We started asking God, “What do You want us to do? Where do You want us to go? Where do You want us to live? Who do You want us to minister to?” Our lives started intersecting, and it made total sense.

The Right Person Sees What Others Miss

Before Suzanne, I was dating someone else, and the relationship was not going well. Suzanne, who was one of my close friends at the time (I had known her for three or four years and we were in the same friend groups), called me up and said something none of my other friends had the courage to say: “You are not happy.”

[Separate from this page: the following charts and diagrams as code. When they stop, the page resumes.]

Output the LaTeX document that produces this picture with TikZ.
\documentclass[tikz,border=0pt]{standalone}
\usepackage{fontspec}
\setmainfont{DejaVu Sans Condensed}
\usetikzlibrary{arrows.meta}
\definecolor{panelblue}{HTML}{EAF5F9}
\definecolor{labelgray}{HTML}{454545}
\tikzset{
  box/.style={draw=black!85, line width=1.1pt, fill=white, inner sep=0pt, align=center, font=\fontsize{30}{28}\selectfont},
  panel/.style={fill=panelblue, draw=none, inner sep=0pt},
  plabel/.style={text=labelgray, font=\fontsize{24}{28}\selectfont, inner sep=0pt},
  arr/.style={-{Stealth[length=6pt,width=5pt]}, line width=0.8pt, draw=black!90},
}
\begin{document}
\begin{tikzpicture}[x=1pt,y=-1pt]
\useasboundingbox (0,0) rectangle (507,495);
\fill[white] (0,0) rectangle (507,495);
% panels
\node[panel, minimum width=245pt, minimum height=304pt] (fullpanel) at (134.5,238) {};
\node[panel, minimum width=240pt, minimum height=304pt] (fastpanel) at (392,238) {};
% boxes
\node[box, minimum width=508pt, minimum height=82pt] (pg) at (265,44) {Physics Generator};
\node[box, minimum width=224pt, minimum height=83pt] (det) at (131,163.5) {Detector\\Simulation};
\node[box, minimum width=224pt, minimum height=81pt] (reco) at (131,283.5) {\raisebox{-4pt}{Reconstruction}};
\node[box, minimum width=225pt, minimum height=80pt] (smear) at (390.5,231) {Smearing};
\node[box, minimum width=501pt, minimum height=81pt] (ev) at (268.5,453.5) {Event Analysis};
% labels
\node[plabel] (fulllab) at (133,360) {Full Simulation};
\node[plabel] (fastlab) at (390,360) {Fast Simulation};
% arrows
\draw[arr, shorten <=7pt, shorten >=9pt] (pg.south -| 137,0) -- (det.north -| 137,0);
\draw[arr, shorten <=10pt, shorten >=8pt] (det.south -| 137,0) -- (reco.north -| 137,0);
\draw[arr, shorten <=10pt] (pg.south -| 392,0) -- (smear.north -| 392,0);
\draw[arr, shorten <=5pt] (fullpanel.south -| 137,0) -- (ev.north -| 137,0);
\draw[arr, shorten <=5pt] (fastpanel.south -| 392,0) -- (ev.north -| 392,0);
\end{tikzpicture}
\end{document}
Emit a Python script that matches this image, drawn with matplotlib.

Eventually, that relationship ended. I talked to one of my best friends afterward, the man who would become the best man in our wedding. I told him about the breakup, and he said, “Oh yeah, I would have never let you marry that girl.” I could not believe it. Then he said, “I would not let you marry anyone unless you get along with them the way you get along with Suzanne.”

And here we are, seventeen years later.

A Marriage Worth Building

Song of Solomon opens with a picture of a marriage that is alive, expressive, and rooted in covenant. This woman affirms her husband’s character, is drawn to his direction, and speaks life into who he is. And this man is not passive. He is going somewhere with God, and she wants to run alongside him. That is the biblical vision for marriage: two people, individually faithful, who discover that their lives make more sense together than apart, and who build something greater than either could alone.